**What is being asked**
Emit the data below verbatim, stripping out any pictures.

**Data shown**
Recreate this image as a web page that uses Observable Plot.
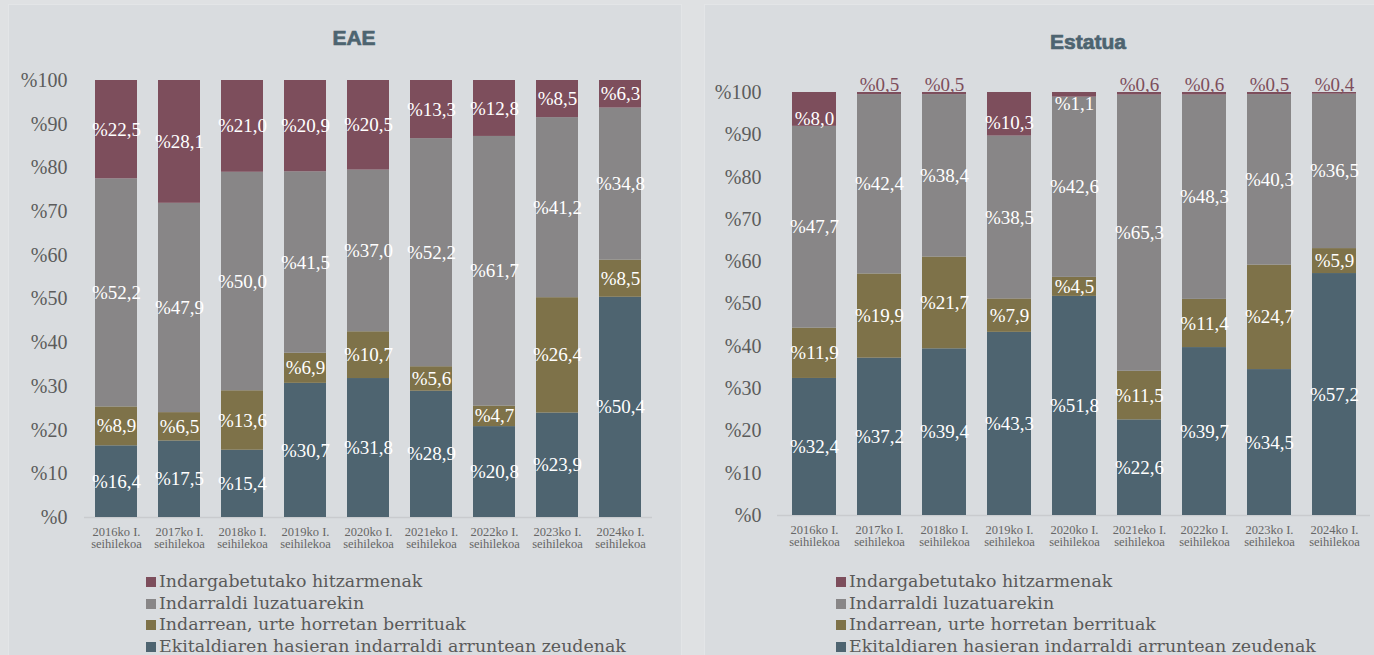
<!DOCTYPE html>
<html>
<head>
<meta charset="utf-8">
<script src="https://cdn.jsdelivr.net/npm/d3@7"></script>
<script src="https://cdn.jsdelivr.net/npm/@observablehq/plot@0.6"></script>
<style>
  html, body { margin: 0; padding: 0; background: #dfe1e3; width: 1374px; height: 655px; overflow: hidden; }
  .panel { position: absolute; background: #d9dcdf; border: 1px solid #e3e5e7; box-sizing: border-box; }
  .title { position: absolute; font-family: "Liberation Sans", Arial, sans-serif; font-weight: bold; font-size: 21px; color: #4d6470; text-align: center; -webkit-text-stroke: 0.7px #4d6470; }
  .chart { position: absolute; top: 0; }
  .legend { position: absolute; font-family: "DejaVu Serif", serif; font-size: 17.4px; color: #5a5a5a; line-height: 21.7px; }
  .legend .row { display: flex; align-items: center; white-space: nowrap; }
  .legend .sw { width: 10px; height: 10px; margin-right: 3px; flex: none; }
</style>
</head>
<body>
<div class="panel" style="left:8px; top:4px; width:674px; height:660px;"></div>
<div class="panel" style="left:704px; top:4px; width:680px; height:660px;"></div>
<div class="title" style="left:254px; top:26px; width:200px;">EAE</div>
<div class="title" style="left:988px; top:30px; width:200px;">Estatua</div>
<div id="left" class="chart" style="left:0px;"></div>
<div id="right" class="chart" style="left:690px;"></div>
<div id="legendLeft" class="legend" style="left:146px; top:571px;"></div>
<div id="legendRight" class="legend" style="left:836px; top:571px;"></div>
<script>
// Categories (x tick labels)
const categories = [
  "2016ko I.\nseihilekoa", "2017ko I.\nseihilekoa", "2018ko I.\nseihilekoa",
  "2019ko I.\nseihilekoa", "2020ko I.\nseihilekoa", "2021eko I.\nseihilekoa",
  "2022ko I.\nseihilekoa", "2023ko I.\nseihilekoa", "2024ko I.\nseihilekoa"
];
// Series (bottom to top)
const series = [
  "Ekitaldiaren hasieran indarraldi arruntean zeudenak",
  "Indarrean, urte horretan berrituak",
  "Indarraldi luzatuarekin",
  "Indargabetutako hitzarmenak"
];
const seriesColors = ["#4e6470", "#7e7249", "#888687", "#7d4e5c"];
const yTicks = [0, 10, 20, 30, 40, 50, 60, 70, 80, 90, 100];

// EAE values
const eaeArrunta    = [16.4, 17.5, 15.4, 30.7, 31.8, 28.9, 20.8, 23.9, 50.4];
const eaeBerrituak  = [8.9, 6.5, 13.6, 6.9, 10.7, 5.6, 4.7, 26.4, 8.5];
const eaeLuzatua    = [52.2, 47.9, 50.0, 41.5, 37.0, 52.2, 61.7, 41.2, 34.8];
const eaeIndargabe  = [22.5, 28.1, 21.0, 20.9, 20.5, 13.3, 12.8, 8.5, 6.3];

// Estatua values
const estArrunta    = [32.4, 37.2, 39.4, 43.3, 51.8, 22.6, 39.7, 34.5, 57.2];
const estBerrituak  = [11.9, 19.9, 21.7, 7.9, 4.5, 11.5, 11.4, 24.7, 5.9];
const estLuzatua    = [47.7, 42.4, 38.4, 38.5, 42.6, 65.3, 48.3, 40.3, 36.5];
const estIndargabe  = [8.0, 0.5, 0.5, 10.3, 1.1, 0.6, 0.6, 0.5, 0.4];

function buildRows(arrays) {
  const rows = [];
  categories.forEach((cat, i) => {
    let acc = 0;
    arrays.forEach((arr, s) => {
      const v = arr[i];
      rows.push({cat, series: series[s], s, value: v, y1: acc, y2: acc + v, mid: acc + v / 2});
      acc += v;
    });
  });
  return rows;
}
const fmt = v => "%" + v.toFixed(1).replace(".", ",");

function chart(arrays, o) {
  const rows = buildRows(arrays);
  const shifted = d => (o.shiftTop && d.s === 3);
  const inside = rows.filter(d => d.value >= 1);
  const above = rows.filter(d => d.value < 1);
  const labelStyle = {fill: "white", fontSize: 19, fontFamily: "Liberation Serif, serif"};
  return Plot.plot({
    width: o.width, height: 560,
    marginLeft: o.ml, marginRight: o.mr, marginTop: o.mt, marginBottom: 560 - o.bottom,
    style: {background: "transparent", fontFamily: "Liberation Serif, serif", overflow: "visible"},
    x: {domain: categories, paddingInner: 0.33, paddingOuter: 0.165, label: null},
    y: {domain: [0, 100], label: null},
    color: {domain: series, range: seriesColors},
    marks: [
      Plot.axisY({ticks: yTicks, tickFormat: d => "%" + d, tickSize: 0, tickPadding: o.ypad, fontSize: 20, color: "#5c5c5c", label: null}),
      Plot.axisX({tickSize: 0, tickPadding: 10, fontSize: 12.5, color: "#666666", label: null, lineHeight: 0.95}),
      Plot.ruleY([0], {stroke: "#c9cbce", strokeWidth: 1.5}),
      Plot.barY(rows, {x: "cat", y1: "y1", y2: "y2", fill: "series"}),
      Plot.text(inside.filter(d => !shifted(d)), {x: "cat", y: "mid", text: d => fmt(d.value), ...labelStyle}),
      Plot.text(inside.filter(d => shifted(d)), {x: "cat", y: "mid", text: d => fmt(d.value), ...labelStyle, dy: 9}),
      Plot.text(above, {x: "cat", y: "y2", text: d => fmt(d.value), ...labelStyle, fill: "#7d4e5c", dy: -8})
    ]
  });
}

document.getElementById("left").appendChild(
  chart([eaeArrunta, eaeBerrituak, eaeLuzatua, eaeIndargabe],
    {width: 690, ml: 84, mr: 38, mt: 80, bottom: 517, ypad: 17, shiftTop: false}));
document.getElementById("right").appendChild(
  chart([estArrunta, estBerrituak, estLuzatua, estIndargabe],
    {width: 684, ml: 87, mr: 4, mt: 92, bottom: 515, ypad: 16, shiftTop: true}));

function legend(id) {
  const el = document.getElementById(id);
  for (let i = series.length - 1; i >= 0; i--) {
    const row = document.createElement("div");
    row.className = "row";
    const sw = document.createElement("span");
    sw.className = "sw";
    sw.style.background = seriesColors[i];
    const t = document.createElement("span");
    t.textContent = series[i];
    row.appendChild(sw); row.appendChild(t);
    el.appendChild(row);
  }
}
legend("legendLeft");
legend("legendRight");
</script>
</body>
</html>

**Finished exercise**
Recreate this image as a web page that uses Observable Plot.
<!DOCTYPE html>
<html>
<head>
<meta charset="utf-8">
<script src="https://cdn.jsdelivr.net/npm/d3@7"></script>
<script src="https://cdn.jsdelivr.net/npm/@observablehq/plot@0.6"></script>
<style>
  html, body { margin: 0; padding: 0; background: #dfe1e3; width: 1374px; height: 655px; overflow: hidden; }
  .panel { position: absolute; background: #d9dcdf; border: 1px solid #e3e5e7; box-sizing: border-box; }
  .title { position: absolute; font-family: "Liberation Sans", Arial, sans-serif; font-weight: bold; font-size: 21px; color: #4d6470; text-align: center; -webkit-text-stroke: 0.7px #4d6470; }
  .chart { position: absolute; top: 0; }
  .legend { position: absolute; font-family: "DejaVu Serif", serif; font-size: 17.4px; color: #5a5a5a; line-height: 21.7px; }
  .legend .row { display: flex; align-items: center; white-space: nowrap; }
  .legend .sw { width: 10px; height: 10px; margin-right: 3px; flex: none; }
</style>
</head>
<body>
<div class="panel" style="left:8px; top:4px; width:674px; height:660px;"></div>
<div class="panel" style="left:704px; top:4px; width:680px; height:660px;"></div>
<div class="title" style="left:254px; top:26px; width:200px;">EAE</div>
<div class="title" style="left:988px; top:30px; width:200px;">Estatua</div>
<div id="left" class="chart" style="left:0px;"></div>
<div id="right" class="chart" style="left:690px;"></div>
<div id="legendLeft" class="legend" style="left:146px; top:571px;"></div>
<div id="legendRight" class="legend" style="left:836px; top:571px;"></div>
<script>
// Categories (x tick labels)
const categories = [
  "2016ko I.\nseihilekoa", "2017ko I.\nseihilekoa", "2018ko I.\nseihilekoa",
  "2019ko I.\nseihilekoa", "2020ko I.\nseihilekoa", "2021eko I.\nseihilekoa",
  "2022ko I.\nseihilekoa", "2023ko I.\nseihilekoa", "2024ko I.\nseihilekoa"
];
// Series (bottom to top)
const series = [
  "Ekitaldiaren hasieran indarraldi arruntean zeudenak",
  "Indarrean, urte horretan berrituak",
  "Indarraldi luzatuarekin",
  "Indargabetutako hitzarmenak"
];
const seriesColors = ["#4e6470", "#7e7249", "#888687", "#7d4e5c"];
const yTicks = [0, 10, 20, 30, 40, 50, 60, 70, 80, 90, 100];

// EAE values
const eaeArrunta    = [16.4, 17.5, 15.4, 30.7, 31.8, 28.9, 20.8, 23.9, 50.4];
const eaeBerrituak  = [8.9, 6.5, 13.6, 6.9, 10.7, 5.6, 4.7, 26.4, 8.5];
const eaeLuzatua    = [52.2, 47.9, 50.0, 41.5, 37.0, 52.2, 61.7, 41.2, 34.8];
const eaeIndargabe  = [22.5, 28.1, 21.0, 20.9, 20.5, 13.3, 12.8, 8.5, 6.3];

// Estatua values
const estArrunta    = [32.4, 37.2, 39.4, 43.3, 51.8, 22.6, 39.7, 34.5, 57.2];
const estBerrituak  = [11.9, 19.9, 21.7, 7.9, 4.5, 11.5, 11.4, 24.7, 5.9];
const estLuzatua    = [47.7, 42.4, 38.4, 38.5, 42.6, 65.3, 48.3, 40.3, 36.5];
const estIndargabe  = [8.0, 0.5, 0.5, 10.3, 1.1, 0.6, 0.6, 0.5, 0.4];

function buildRows(arrays) {
  const rows = [];
  categories.forEach((cat, i) => {
    let acc = 0;
    arrays.forEach((arr, s) => {
      const v = arr[i];
      rows.push({cat, series: series[s], s, value: v, y1: acc, y2: acc + v, mid: acc + v / 2});
      acc += v;
    });
  });
  return rows;
}
const fmt = v => "%" + v.toFixed(1).replace(".", ",");

function chart(arrays, o) {
  const rows = buildRows(arrays);
  const shifted = d => (o.shiftTop && d.s === 3);
  const inside = rows.filter(d => d.value >= 1);
  const above = rows.filter(d => d.value < 1);
  const labelStyle = {fill: "white", fontSize: 19, fontFamily: "Liberation Serif, serif"};
  return Plot.plot({
    width: o.width, height: 560,
    marginLeft: o.ml, marginRight: o.mr, marginTop: o.mt, marginBottom: 560 - o.bottom,
    style: {background: "transparent", fontFamily: "Liberation Serif, serif", overflow: "visible"},
    x: {domain: categories, paddingInner: 0.33, paddingOuter: 0.165, label: null},
    y: {domain: [0, 100], label: null},
    color: {domain: series, range: seriesColors},
    marks: [
      Plot.axisY({ticks: yTicks, tickFormat: d => "%" + d, tickSize: 0, tickPadding: o.ypad, fontSize: 20, color: "#5c5c5c", label: null}),
      Plot.axisX({tickSize: 0, tickPadding: 10, fontSize: 12.5, color: "#666666", label: null, lineHeight: 0.95}),
      Plot.ruleY([0], {stroke: "#c9cbce", strokeWidth: 1.5}),
      Plot.barY(rows, {x: "cat", y1: "y1", y2: "y2", fill: "series"}),
      Plot.text(inside.filter(d => !shifted(d)), {x: "cat", y: "mid", text: d => fmt(d.value), ...labelStyle}),
      Plot.text(inside.filter(d => shifted(d)), {x: "cat", y: "mid", text: d => fmt(d.value), ...labelStyle, dy: 9}),
      Plot.text(above, {x: "cat", y: "y2", text: d => fmt(d.value), ...labelStyle, fill: "#7d4e5c", dy: -8})
    ]
  });
}

document.getElementById("left").appendChild(
  chart([eaeArrunta, eaeBerrituak, eaeLuzatua, eaeIndargabe],
    {width: 690, ml: 84, mr: 38, mt: 80, bottom: 517, ypad: 17, shiftTop: false}));
document.getElementById("right").appendChild(
  chart([estArrunta, estBerrituak, estLuzatua, estIndargabe],
    {width: 684, ml: 87, mr: 4, mt: 92, bottom: 515, ypad: 16, shiftTop: true}));

function legend(id) {
  const el = document.getElementById(id);
  for (let i = series.length - 1; i >= 0; i--) {
    const row = document.createElement("div");
    row.className = "row";
    const sw = document.createElement("span");
    sw.className = "sw";
    sw.style.background = seriesColors[i];
    const t = document.createElement("span");
    t.textContent = series[i];
    row.appendChild(sw); row.appendChild(t);
    el.appendChild(row);
  }
}
legend("legendLeft");
legend("legendRight");
</script>
</body>
</html>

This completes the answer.